> _PROBLEM TO WORK ON_
Wherever the word "this" appears in a line, copy that line.

> _RECORDED INFORMATION_
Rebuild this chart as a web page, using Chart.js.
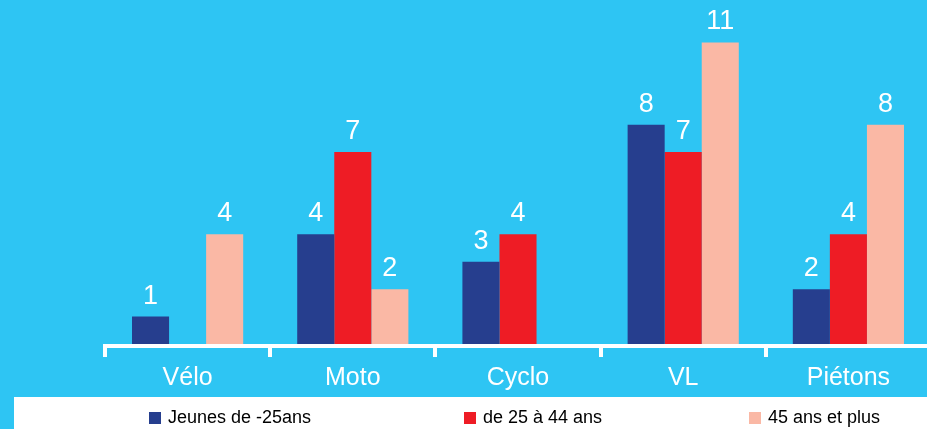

--

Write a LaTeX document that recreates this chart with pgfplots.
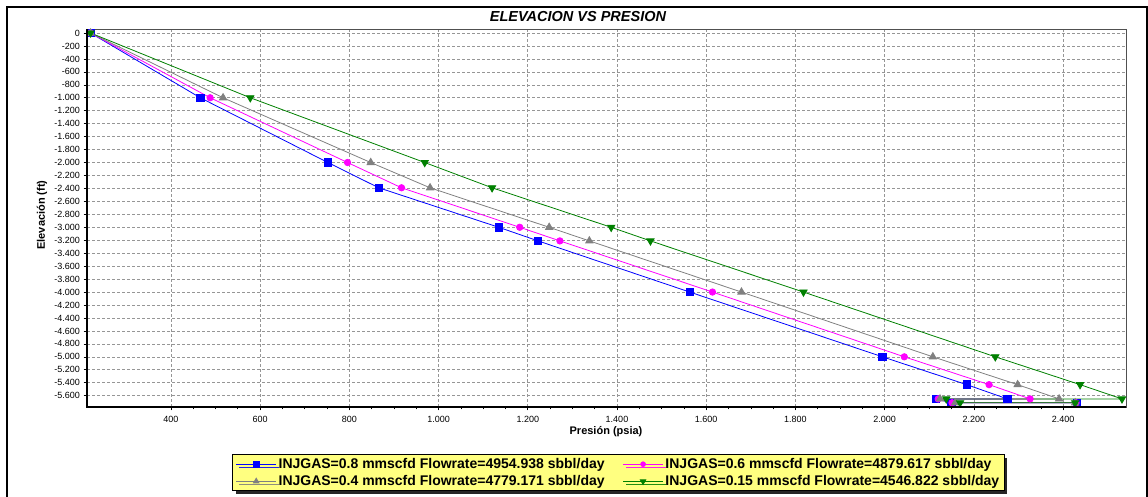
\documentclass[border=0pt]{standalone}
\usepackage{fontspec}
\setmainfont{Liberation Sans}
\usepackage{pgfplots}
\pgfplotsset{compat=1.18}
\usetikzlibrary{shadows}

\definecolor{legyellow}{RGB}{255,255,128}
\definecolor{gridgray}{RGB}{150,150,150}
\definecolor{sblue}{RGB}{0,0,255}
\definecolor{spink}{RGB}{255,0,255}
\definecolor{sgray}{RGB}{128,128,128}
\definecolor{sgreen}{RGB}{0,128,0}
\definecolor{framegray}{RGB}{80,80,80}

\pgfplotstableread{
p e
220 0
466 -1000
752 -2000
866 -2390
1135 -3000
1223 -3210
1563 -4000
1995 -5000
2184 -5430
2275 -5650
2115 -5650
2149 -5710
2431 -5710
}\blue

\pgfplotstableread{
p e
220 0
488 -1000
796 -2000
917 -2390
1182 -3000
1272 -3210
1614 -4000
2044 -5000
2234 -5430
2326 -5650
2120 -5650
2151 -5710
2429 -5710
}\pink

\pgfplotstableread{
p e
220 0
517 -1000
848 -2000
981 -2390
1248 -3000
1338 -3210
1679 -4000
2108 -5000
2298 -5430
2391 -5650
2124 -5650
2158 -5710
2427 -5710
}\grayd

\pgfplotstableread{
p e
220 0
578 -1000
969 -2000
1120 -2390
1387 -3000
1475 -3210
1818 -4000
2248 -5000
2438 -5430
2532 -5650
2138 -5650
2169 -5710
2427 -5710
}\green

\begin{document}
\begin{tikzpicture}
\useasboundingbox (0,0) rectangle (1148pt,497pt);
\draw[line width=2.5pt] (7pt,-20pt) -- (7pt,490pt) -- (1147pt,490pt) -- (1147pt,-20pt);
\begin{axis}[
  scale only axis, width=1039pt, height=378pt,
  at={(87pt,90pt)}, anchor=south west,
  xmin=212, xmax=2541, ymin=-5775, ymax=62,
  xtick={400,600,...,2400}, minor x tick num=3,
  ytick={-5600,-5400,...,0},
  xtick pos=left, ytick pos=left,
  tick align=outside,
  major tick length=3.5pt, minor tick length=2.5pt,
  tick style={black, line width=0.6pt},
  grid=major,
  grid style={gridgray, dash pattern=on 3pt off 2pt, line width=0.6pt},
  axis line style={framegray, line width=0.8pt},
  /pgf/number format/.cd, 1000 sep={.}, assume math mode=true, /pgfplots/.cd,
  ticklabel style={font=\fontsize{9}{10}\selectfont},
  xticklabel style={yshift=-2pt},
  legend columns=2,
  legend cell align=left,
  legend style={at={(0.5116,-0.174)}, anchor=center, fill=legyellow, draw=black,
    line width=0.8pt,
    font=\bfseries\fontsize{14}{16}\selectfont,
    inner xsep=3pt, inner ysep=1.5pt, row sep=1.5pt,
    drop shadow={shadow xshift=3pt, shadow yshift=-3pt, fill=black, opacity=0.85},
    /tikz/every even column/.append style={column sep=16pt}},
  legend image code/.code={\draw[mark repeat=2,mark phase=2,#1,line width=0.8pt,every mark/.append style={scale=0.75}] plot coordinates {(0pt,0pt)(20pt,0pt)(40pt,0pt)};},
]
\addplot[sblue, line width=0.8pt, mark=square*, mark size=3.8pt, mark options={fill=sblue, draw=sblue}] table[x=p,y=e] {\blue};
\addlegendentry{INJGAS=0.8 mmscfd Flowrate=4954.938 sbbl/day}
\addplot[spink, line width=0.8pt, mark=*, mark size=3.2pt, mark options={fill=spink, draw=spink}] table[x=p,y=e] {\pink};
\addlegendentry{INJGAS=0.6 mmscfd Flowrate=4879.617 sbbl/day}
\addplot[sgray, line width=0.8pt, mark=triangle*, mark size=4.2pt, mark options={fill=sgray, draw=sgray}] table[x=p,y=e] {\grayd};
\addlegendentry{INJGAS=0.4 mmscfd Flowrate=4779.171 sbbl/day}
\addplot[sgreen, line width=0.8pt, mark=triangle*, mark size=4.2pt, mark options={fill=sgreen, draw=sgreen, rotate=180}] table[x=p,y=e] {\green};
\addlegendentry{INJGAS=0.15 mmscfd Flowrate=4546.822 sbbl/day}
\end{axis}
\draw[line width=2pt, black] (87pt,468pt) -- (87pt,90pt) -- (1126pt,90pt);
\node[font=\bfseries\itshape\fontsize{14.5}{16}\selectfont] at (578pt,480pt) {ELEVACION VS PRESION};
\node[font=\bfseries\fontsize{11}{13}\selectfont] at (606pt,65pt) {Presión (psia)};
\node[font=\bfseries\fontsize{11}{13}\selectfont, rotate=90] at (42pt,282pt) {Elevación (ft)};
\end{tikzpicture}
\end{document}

> _THE REPLY_
Rebuild this chart as a web page, using Chart.js.
Write a LaTeX document that recreates this chart with pgfplots.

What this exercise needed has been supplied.